→ Material supplied
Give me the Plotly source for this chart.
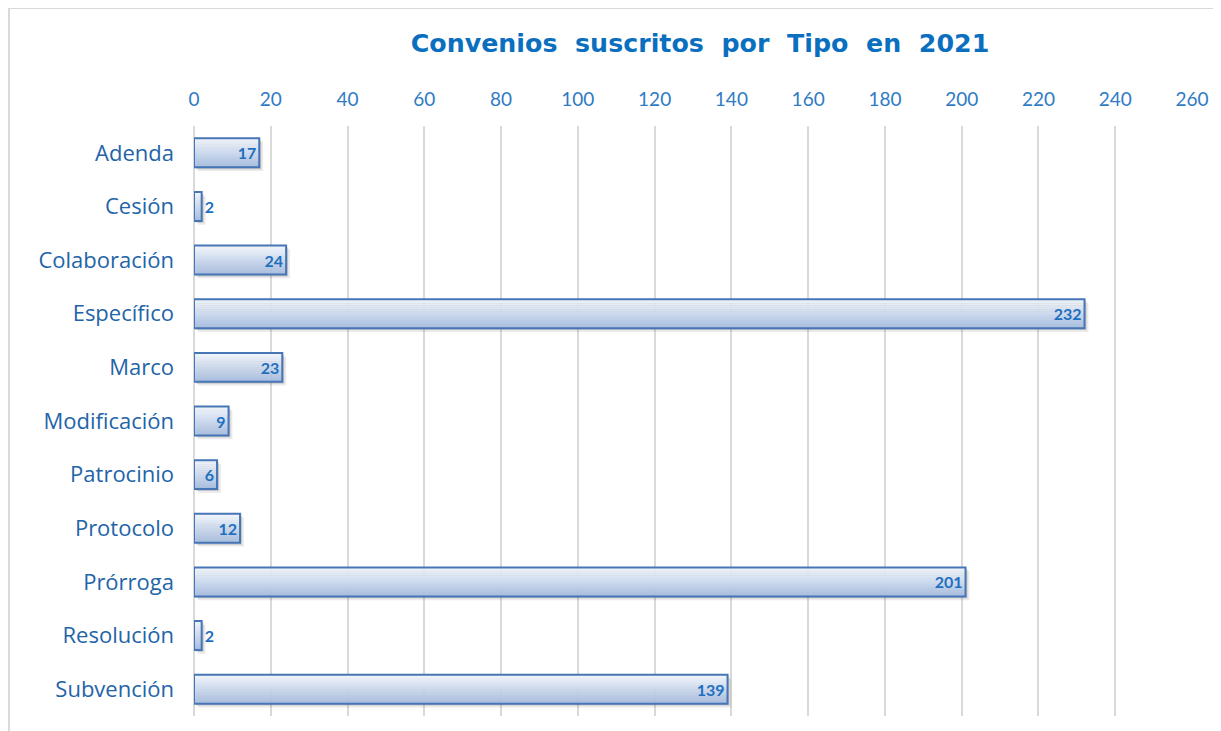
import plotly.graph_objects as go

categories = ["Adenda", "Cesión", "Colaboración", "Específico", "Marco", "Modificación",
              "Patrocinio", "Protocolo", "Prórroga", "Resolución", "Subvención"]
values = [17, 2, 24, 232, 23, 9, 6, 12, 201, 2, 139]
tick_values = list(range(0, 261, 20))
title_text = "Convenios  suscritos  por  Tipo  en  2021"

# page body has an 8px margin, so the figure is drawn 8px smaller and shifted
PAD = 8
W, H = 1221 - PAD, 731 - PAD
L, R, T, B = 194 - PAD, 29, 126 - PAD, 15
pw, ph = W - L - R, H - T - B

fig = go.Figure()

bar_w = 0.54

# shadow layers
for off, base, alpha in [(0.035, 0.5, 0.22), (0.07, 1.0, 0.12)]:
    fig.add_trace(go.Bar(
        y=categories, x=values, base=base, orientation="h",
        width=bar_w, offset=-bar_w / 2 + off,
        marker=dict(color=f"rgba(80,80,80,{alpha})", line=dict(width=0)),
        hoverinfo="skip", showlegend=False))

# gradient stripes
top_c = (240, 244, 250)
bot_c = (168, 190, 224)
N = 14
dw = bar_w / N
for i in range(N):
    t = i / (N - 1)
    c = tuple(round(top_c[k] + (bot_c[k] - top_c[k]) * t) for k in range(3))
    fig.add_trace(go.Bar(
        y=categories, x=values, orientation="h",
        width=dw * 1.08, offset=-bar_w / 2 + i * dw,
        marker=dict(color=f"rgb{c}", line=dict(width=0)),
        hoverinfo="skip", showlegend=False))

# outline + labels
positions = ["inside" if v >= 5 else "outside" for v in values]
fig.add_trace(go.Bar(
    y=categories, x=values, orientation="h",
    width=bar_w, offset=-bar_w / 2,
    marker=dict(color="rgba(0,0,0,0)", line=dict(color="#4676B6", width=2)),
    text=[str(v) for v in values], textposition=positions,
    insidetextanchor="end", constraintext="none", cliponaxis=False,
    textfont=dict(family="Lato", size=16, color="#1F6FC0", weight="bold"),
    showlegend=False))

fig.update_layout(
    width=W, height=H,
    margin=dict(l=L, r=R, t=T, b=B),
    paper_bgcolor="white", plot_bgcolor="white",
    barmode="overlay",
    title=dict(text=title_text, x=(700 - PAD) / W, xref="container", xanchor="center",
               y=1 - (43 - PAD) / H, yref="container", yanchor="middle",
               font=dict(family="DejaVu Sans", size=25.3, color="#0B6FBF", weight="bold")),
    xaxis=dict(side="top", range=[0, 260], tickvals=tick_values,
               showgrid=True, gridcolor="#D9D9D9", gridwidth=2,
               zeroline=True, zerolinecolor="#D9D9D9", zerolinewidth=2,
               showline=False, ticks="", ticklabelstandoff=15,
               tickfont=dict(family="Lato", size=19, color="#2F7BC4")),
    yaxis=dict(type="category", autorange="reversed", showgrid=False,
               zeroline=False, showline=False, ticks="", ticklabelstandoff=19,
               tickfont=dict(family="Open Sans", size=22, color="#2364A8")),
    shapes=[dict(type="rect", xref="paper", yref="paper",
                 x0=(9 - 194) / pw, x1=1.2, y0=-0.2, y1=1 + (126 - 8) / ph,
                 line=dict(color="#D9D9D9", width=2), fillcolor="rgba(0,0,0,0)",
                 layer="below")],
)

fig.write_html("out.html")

...

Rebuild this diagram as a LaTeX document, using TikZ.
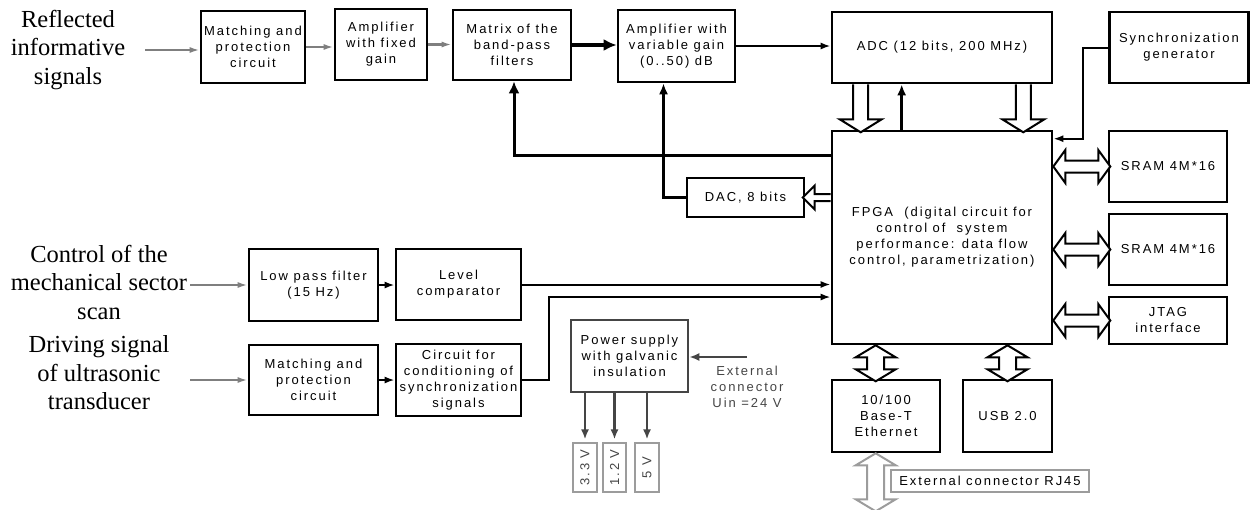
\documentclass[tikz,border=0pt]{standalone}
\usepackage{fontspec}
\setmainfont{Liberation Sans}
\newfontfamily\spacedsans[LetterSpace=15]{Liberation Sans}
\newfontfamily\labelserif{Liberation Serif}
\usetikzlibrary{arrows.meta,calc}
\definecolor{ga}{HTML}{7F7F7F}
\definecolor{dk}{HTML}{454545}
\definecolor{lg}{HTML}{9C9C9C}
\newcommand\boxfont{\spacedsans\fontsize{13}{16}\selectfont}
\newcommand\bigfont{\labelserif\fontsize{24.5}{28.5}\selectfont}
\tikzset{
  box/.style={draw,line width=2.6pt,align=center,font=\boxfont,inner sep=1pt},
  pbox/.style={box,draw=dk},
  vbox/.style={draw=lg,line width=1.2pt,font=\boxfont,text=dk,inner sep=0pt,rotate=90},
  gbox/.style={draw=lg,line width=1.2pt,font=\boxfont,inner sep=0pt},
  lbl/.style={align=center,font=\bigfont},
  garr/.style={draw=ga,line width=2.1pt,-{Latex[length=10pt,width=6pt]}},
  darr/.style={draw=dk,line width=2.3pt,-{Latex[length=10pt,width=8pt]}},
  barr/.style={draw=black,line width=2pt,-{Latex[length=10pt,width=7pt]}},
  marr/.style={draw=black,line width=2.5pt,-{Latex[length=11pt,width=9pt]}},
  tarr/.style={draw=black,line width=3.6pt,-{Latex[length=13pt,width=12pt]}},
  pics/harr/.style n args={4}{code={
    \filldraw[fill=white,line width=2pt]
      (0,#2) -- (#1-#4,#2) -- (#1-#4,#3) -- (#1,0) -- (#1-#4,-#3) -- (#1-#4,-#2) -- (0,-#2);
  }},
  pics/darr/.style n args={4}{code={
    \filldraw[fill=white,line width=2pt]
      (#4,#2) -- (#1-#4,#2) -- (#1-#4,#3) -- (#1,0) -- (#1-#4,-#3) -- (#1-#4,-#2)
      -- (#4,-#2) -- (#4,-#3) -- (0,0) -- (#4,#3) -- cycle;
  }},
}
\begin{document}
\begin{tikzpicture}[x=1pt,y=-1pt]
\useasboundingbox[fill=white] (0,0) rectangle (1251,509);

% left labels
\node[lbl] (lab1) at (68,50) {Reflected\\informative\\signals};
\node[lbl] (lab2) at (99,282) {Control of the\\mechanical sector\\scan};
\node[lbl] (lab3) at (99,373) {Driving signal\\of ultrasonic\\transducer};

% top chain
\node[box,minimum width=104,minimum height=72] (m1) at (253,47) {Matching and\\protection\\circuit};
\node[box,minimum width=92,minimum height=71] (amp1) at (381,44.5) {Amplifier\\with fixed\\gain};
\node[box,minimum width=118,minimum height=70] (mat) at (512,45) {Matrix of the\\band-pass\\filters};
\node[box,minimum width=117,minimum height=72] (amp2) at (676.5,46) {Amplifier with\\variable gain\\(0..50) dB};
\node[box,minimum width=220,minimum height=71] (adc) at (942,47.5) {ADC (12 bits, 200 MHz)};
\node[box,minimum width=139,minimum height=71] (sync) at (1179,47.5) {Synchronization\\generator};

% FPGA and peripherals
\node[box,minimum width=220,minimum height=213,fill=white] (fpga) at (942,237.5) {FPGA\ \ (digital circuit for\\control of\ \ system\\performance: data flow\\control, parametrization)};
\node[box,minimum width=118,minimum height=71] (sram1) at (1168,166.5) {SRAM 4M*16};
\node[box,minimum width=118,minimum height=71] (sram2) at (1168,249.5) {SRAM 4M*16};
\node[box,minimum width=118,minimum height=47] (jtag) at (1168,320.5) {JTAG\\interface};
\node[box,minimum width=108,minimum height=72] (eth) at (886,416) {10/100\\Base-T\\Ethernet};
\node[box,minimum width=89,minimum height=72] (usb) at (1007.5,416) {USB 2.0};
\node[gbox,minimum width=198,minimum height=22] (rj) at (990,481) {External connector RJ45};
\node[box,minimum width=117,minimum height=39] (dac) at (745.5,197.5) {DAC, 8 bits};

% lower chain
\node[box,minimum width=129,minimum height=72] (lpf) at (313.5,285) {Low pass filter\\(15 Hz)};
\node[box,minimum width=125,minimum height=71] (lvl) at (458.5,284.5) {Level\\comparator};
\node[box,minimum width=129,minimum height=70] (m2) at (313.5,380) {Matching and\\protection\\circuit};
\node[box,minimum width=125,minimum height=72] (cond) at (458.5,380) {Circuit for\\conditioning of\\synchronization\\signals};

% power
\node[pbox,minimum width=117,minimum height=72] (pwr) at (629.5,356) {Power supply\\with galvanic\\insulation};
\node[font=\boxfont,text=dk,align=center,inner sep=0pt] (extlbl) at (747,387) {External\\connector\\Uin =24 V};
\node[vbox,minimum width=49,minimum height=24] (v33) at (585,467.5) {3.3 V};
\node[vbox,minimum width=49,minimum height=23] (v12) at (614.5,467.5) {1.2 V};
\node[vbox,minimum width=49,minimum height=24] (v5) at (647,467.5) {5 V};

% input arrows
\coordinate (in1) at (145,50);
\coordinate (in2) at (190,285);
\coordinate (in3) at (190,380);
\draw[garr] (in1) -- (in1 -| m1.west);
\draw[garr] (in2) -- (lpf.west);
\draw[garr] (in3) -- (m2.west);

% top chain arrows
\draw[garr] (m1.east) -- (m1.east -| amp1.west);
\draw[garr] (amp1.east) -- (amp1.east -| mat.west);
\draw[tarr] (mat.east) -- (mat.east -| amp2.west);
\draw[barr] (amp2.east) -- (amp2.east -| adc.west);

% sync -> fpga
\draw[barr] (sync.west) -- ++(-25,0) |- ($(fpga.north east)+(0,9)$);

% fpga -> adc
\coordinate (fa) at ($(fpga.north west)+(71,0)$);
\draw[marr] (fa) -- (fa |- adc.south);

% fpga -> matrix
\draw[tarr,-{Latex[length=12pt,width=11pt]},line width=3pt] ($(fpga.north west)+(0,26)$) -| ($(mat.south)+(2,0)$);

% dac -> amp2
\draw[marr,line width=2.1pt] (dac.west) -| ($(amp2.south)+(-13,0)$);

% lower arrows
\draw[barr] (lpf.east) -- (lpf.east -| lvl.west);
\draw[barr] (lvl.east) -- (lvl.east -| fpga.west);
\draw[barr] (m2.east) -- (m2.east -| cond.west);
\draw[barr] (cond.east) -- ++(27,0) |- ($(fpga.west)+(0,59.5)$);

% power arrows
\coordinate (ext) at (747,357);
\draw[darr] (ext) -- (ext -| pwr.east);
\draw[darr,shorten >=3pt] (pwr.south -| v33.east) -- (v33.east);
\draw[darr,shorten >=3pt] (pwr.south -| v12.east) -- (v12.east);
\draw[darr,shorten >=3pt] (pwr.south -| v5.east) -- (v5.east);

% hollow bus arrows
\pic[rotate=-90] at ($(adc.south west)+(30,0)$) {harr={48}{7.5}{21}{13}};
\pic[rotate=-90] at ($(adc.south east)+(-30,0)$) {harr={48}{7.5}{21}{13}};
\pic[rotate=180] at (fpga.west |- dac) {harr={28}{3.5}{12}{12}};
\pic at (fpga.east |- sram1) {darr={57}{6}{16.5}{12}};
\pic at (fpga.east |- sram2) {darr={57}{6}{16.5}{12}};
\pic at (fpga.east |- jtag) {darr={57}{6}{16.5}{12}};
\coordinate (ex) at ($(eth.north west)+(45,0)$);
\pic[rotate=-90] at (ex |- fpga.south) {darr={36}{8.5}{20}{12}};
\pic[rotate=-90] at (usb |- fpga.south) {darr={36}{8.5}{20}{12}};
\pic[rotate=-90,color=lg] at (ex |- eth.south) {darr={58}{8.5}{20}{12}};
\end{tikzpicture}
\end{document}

--

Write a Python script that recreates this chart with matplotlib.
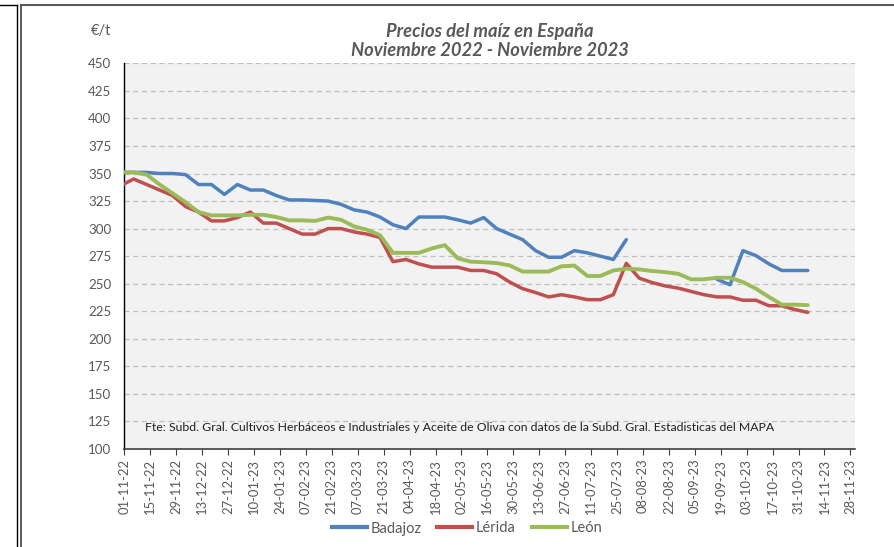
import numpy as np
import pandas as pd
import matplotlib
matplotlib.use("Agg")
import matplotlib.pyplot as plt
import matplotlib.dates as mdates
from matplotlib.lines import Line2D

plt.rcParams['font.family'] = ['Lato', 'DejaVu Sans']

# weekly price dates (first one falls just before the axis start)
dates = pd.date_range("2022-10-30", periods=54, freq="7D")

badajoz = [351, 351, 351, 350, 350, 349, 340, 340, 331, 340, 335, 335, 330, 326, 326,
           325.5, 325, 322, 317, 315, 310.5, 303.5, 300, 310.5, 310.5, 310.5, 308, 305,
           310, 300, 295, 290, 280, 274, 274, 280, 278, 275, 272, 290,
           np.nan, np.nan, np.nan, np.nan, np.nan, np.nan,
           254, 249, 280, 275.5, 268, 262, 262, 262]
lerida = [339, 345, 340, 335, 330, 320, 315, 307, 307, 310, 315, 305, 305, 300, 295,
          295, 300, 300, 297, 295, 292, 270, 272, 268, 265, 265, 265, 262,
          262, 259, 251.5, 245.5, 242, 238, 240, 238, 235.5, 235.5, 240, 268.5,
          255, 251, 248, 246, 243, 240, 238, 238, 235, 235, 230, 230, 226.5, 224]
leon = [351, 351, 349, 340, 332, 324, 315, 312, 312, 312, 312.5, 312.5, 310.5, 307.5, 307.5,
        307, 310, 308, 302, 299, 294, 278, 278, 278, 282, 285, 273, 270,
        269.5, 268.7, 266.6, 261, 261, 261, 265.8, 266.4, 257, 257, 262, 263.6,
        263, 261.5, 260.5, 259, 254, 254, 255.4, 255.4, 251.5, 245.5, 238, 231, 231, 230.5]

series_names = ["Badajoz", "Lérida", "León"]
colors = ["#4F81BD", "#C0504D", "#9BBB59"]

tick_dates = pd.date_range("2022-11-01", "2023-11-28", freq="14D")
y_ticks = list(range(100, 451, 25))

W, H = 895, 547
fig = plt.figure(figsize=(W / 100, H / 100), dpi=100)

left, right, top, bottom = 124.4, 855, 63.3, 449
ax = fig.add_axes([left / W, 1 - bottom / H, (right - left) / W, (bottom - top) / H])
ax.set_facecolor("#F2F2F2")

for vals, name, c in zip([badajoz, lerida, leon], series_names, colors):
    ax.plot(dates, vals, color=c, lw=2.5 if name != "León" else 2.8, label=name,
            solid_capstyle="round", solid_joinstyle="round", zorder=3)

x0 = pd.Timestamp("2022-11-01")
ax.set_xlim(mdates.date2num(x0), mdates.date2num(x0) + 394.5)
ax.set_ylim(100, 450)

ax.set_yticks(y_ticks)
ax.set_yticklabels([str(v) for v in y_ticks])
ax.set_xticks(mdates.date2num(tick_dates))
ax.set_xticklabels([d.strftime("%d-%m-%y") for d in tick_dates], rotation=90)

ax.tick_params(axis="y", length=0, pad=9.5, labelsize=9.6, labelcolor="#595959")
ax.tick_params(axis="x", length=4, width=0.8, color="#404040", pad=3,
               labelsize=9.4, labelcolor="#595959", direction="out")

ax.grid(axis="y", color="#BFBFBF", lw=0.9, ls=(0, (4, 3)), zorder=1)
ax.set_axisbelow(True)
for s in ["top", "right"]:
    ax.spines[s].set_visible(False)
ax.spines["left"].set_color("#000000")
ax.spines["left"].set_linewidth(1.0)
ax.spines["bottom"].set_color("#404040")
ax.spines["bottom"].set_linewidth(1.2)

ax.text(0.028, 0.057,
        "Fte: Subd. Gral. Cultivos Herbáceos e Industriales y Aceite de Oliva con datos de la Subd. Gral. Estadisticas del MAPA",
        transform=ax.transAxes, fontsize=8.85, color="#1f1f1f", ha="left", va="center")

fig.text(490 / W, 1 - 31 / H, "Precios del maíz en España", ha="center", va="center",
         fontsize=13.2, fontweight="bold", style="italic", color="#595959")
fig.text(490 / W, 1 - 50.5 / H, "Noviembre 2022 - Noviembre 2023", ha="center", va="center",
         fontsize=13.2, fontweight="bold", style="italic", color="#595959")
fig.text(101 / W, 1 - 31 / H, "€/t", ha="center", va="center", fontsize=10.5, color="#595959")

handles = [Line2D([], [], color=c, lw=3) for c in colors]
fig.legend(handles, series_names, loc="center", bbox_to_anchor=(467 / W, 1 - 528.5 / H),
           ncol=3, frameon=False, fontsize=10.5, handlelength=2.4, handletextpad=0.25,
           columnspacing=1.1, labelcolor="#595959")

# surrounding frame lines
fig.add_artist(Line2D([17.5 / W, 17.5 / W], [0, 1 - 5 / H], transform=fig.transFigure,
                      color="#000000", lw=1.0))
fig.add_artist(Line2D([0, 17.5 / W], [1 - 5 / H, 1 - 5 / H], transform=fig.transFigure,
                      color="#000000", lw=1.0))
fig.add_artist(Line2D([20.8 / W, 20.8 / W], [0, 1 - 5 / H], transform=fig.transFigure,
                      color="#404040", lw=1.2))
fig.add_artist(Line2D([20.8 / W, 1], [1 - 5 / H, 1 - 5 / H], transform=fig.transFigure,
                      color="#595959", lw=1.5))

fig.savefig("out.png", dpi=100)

→ Objective
Copy all lines in the listing above where the string "with" appears.

→ Finished exercise
\node[box,minimum width=92,minimum height=71] (amp1) at (381,44.5) {Amplifier\\with fixed\\gain};
\node[box,minimum width=117,minimum height=72] (amp2) at (676.5,46) {Amplifier with\\variable gain\\(0..50) dB};
\node[pbox,minimum width=117,minimum height=72] (pwr) at (629.5,356) {Power supply\\with galvanic\\insulation};
Write a Python script that recreates this chart with matplotlib.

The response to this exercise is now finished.